AWESOME INDIAN
CHIC EATERY BRINGS KICK-ASS CURRIES TO THE WEST END
BY STEVEN DAVEY - NOW Magazine
CURRY TWIST (3034 Dundas West, at High Park, 416-769-5460) First-time restaurateurs score right out
of the box with this charming Indian gem in the Junction. Soothing music, attentive service and startlingly
tasty food make this the perfect dining equation. Soon to be massive. Complete meals for $30 per person,
including all taxes, tip and a domestic beer. Open for dinner Tuesday to Sunday 5 to 11 pm, for lunch Friday
to Sunday 11:15 am to 2:30 pm. Fully licensed. Access: barrier-free.
Rating: NNNN
= Outstanding, almost flawless
I'm going to tell you about this amazing new restaurant that nobody knows about. Don't look up, just keep
reading. If word gets out, we won't be able to get into this first-rate foodie find. And we wouldn't want that,
would we? This is just between you and me, so keep it under your hat. You didn't read it here, right?
I'm talking about a chic outpost for incendiary grub set in an out-of-the-way neighbourhood time-lost in the
40s. It's called (close your eyes) Curry Twist. The owners, Ramandeep Singh and partner Pamilla Cheema, have
never been in the restaurant biz before yet have done nearly everything right. There's real passion here.
Look up and note how normally atmosphere-destroying acoustic tiles have been cleverly stencilled in dull gold.

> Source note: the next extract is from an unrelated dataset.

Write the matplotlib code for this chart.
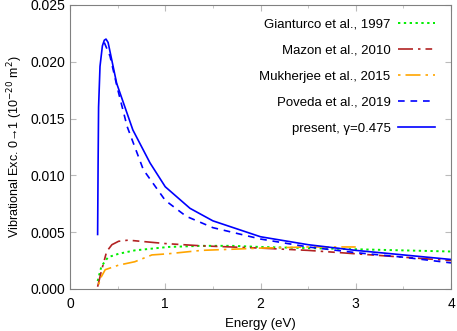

This attention to detail continues with Singh's short lineup of northern 'n' western Indian classics. Because
we've never seen it on a menu before, we start with a rosewater milkshake ($2.95). Mistake. Its intense sweetness
overpowers the palate and makes subtle vegetable lentil soup ($3.45) seem inconsequential. The sugary shake makes
a far better post-inferno dessert drink.
Now the fun starts. Cheema returns with a small silver tray bearing a trio of stuffed bread rolls ($4.95), golden
Wonder Bread (!) breads stuffed with gingery potato, garden peas and fresh coriander. A small bowl of mint chutney
(store-bought, methinks) sparks things considerably. The other breads -- naan ($1.25) and Gobi Parantha ($2.95) --
fall flat by comparison. But any day now, when the tandoor oven gets installed, they'll match the quality of the
rest on offer here.
We follow with Lamb Twist Masala ($10.95), which arrives in a beautiful miniature copper bucket. Great chunks of
boneless chop swim in a lively garlicky gravy garnished with more green coriander leaves. Sides include Paneer
Veggie Twist ($8.95), where bite-sized cubes of creamy feta-like cheese mix with sweet red and green peppers and
long sections of caramelized onion. Layered with long threads of ginger root, tasty rice pulao ($3.45) finds nutty
basmati studded with blanched cashews and a toss of regrettable frozen veggies.
With our leftovers packaged, we finish off the last of a strong vintage-free Australian white (Hardy's Riesling/
Gewurtztraminer, $4.95 glass/$22.95 bottle) that has just the right kick to counter the preceding spice attack.
Picking up the tab, I'm shocked to see that the bill totals less than $70. Now you understand why we're going to
keep this place just to ourselves.
We're back a week later, and besides two other customers we're the only ones here again. Although our first-visit
choices were far from wimpy, tonight we ask chef Singh to give it the full throttle. The fireworks commence with
a pair of kebabs ($6.95), two skewers loaded with minced lamb, tomato, both sweet bell and halved jalapeņo peppers
and grilled onion.
We assemble delicious Haandi Chicken Twist ($9.95) -- boneless breast in a spice-rich tomato sauce -- with Saag
Paneer ($8.95) made with mustard greens and smoky multicoloured lentil daal ($5.95). Another fabulous dinner.
After only a few months in business, Cheema and Singh have made all the right moves (well, excepting those frozen
veggies). Whether these newbies can handle the inevitable stampede remains to be seen. There'll be lineups every
night, extra staff to train, expected standards to be met.
This is why we need to keep things quiet. Now, turn the page and try to look normal.